# EXERCISE
Pull each line holding the word "document" from the data.
::::
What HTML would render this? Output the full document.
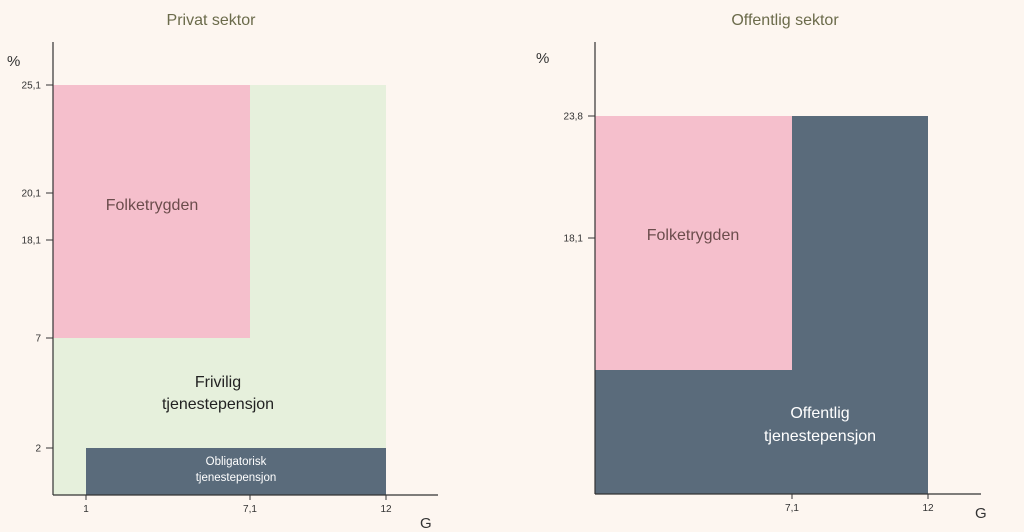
<!DOCTYPE html>
<html><head><meta charset="utf-8"><style>
html,body{margin:0;padding:0;background:#fdf6f0;}
svg{display:block;font-family:"Liberation Sans",sans-serif;}
</style></head><body>
<svg width="1024" height="532" viewBox="0 0 1024 532">
<rect width="1024" height="532" fill="#fdf6f0"/>
<g id="left"></g>
<g id="right"></g>
</svg>
<script>
// Private sector data
const privYTicks = [2, 7, 18.1, 20.1, 25.1];
const privYTickLabels = ["2", "7", "18,1", "20,1", "25,1"];
const privXTicks = [1, 7.1, 12];
const privXTickLabels = ["1", "7,1", "12"];
const privSegNames = ["frivilig", "folketrygden", "obligatorisk"];
const privX0 = [0, 0, 1];
const privX1 = [12, 7.1, 12];
const privY0 = [0, 7, 0];
const privY1 = [25.1, 25.1, 2];
// Public sector data
const pubYTicks = [18.1, 23.8];
const pubYTickLabels = ["18,1", "23,8"];
const pubXTicks = [7.1, 12];
const pubXTickLabels = ["7,1", "12"];
const pubSegNames = ["offentlig", "folketrygden"];
const pubX0 = [0, 0];
const pubX1 = [12, 7.1];
const pubY0 = [0, 7];
const pubY1 = [23.8, 23.8];

const NS = "http://www.w3.org/2000/svg";
function piece(dom, rng){
  return v => {
    for (let i = 0; i < dom.length - 1; i++) {
      if (v <= dom[i+1] || i === dom.length - 2) {
        const t = (v - dom[i]) / (dom[i+1] - dom[i]);
        return rng[i] + t * (rng[i+1] - rng[i]);
      }
    }
  };
}
function mk(parent, tag, attrs){
  const e = document.createElementNS(NS, tag);
  for (const k in attrs) e.setAttribute(k, attrs[k]);
  parent.appendChild(e); return e;
}
function txt(parent, x, y, s, size, fill, anchor){
  const t = mk(parent, "text", {x:x, y:y, "font-size":size, fill:fill, "text-anchor":anchor||"middle"});
  t.textContent = s; return t;
}

function drawChart(g, o){
  const {xs, ys, segX0, segX1, segY0, segY1, names, colors} = o;
  for (let i = 0; i < names.length; i++) {
    const x = xs(segX0[i]), x2 = xs(segX1[i]), y = ys(segY1[i]), y2 = ys(segY0[i]);
    const r = mk(g, "rect", {x:x, y:y, width:x2-x, height:y2-y, fill:colors[i]});
    
    
  }
  const ax = xs(0), ay = ys(0);
  const yl = mk(g, "line", {x1:ax, y1:42, x2:ax, y2:ay, stroke:"#333", "stroke-width":1.2});
  
  
  const xl = mk(g, "line", {x1:ax, y1:ay, x2:o.xEnd, y2:ay, stroke:"#333", "stroke-width":1.2});
  
  
  o.yTicks.forEach((v, i) => {
    const y = ys(v);
    const l = mk(g, "line", {x1:ax-7, y1:y, x2:ax, y2:y, stroke:"#333", "stroke-width":1});
    
    
    const t = txt(g, ax-12, y+3.5, o.yLabels[i], 10, "#333", "end");
    
    
  });
  o.xTicks.forEach((v, i) => {
    const x = xs(v);
    const l = mk(g, "line", {x1:x, y1:ay, x2:x, y2:ay+5, stroke:"#333", "stroke-width":1});
    
    
    const t = txt(g, x, ay+17, o.xLabels[i], 10, "#333");
    
    
  });
}

const L = document.getElementById("left");
const lxs = piece([0, 1, 7.1, 12], [53, 86, 250, 386]);
const lys = piece([0, 2, 7, 18.1, 20.1, 25.1], [495, 448, 338, 240, 193, 85]);
drawChart(L, {xs:lxs, ys:lys, segX0:privX0, segX1:privX1, segY0:privY0, segY1:privY1,
  names:privSegNames, colors:["#e6f0dc", "#f5bfcc", "#5a6b7b"], xEnd:438,
  yTicks:privYTicks, yLabels:privYTickLabels, xTicks:privXTicks, xLabels:privXTickLabels});

const R = document.getElementById("right");
const rxs = piece([0, 7.1, 12], [595, 792, 928]);
const rys = piece([0, 7, 18.1, 23.8], [494, 370, 238, 116]);
drawChart(R, {xs:rxs, ys:rys, segX0:pubX0, segX1:pubX1, segY0:pubY0, segY1:pubY1,
  names:pubSegNames, colors:["#5a6b7b", "#f5bfcc"], xEnd:981,
  yTicks:pubYTicks, yLabels:pubYTickLabels, xTicks:pubXTicks, xLabels:pubXTickLabels});
</script>
<svg width="1024" height="532" viewBox="0 0 1024 532" style="position:absolute;left:0;top:0;font-family:'Liberation Sans',sans-serif;">
<text x="211" y="25" font-size="16" fill="#6b6b4b" text-anchor="middle">Privat sektor</text>
<text x="785" y="25" font-size="16" fill="#6b6b4b" text-anchor="middle">Offentlig sektor</text>
<text x="7" y="66" font-size="15" fill="#333">%</text>
<text x="536" y="63" font-size="15" fill="#333">%</text>
<text x="420" y="528" font-size="15" fill="#333">G</text>
<text x="975" y="518" font-size="15" fill="#333">G</text>
<text x="152" y="210" font-size="16" fill="#6b4c4c" text-anchor="middle">Folketrygden</text>
<text x="218" y="387" font-size="16" fill="#222" text-anchor="middle">Frivilig</text>
<text x="218" y="409" font-size="16" fill="#222" text-anchor="middle">tjenestepensjon</text>
<text x="236" y="465" font-size="11.5" fill="#fff" text-anchor="middle">Obligatorisk</text>
<text x="236" y="481" font-size="11.5" fill="#fff" text-anchor="middle">tjenestepensjon</text>
<text x="693" y="240" font-size="16" fill="#6b4c4c" text-anchor="middle">Folketrygden</text>
<text x="820" y="418" font-size="16" fill="#fff" text-anchor="middle">Offentlig</text>
<text x="820" y="441" font-size="16" fill="#fff" text-anchor="middle">tjenestepensjon</text>
</svg>
</body></html>
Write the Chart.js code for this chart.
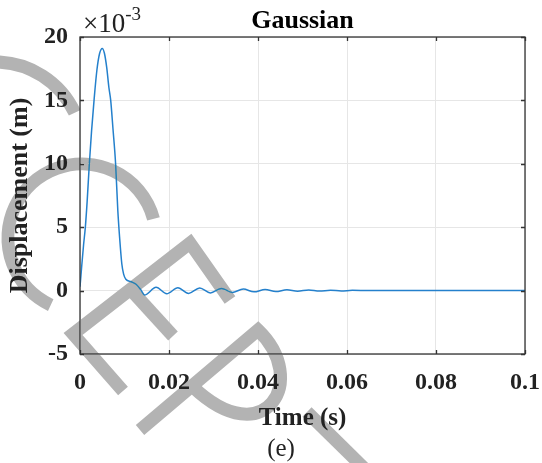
::::
# TASK RESPONSE
What HTML would render this? Output the full document.
  const e = document.createElementNS(NS, tag);
const L = document.getElementById("left");
const R = document.getElementById("right");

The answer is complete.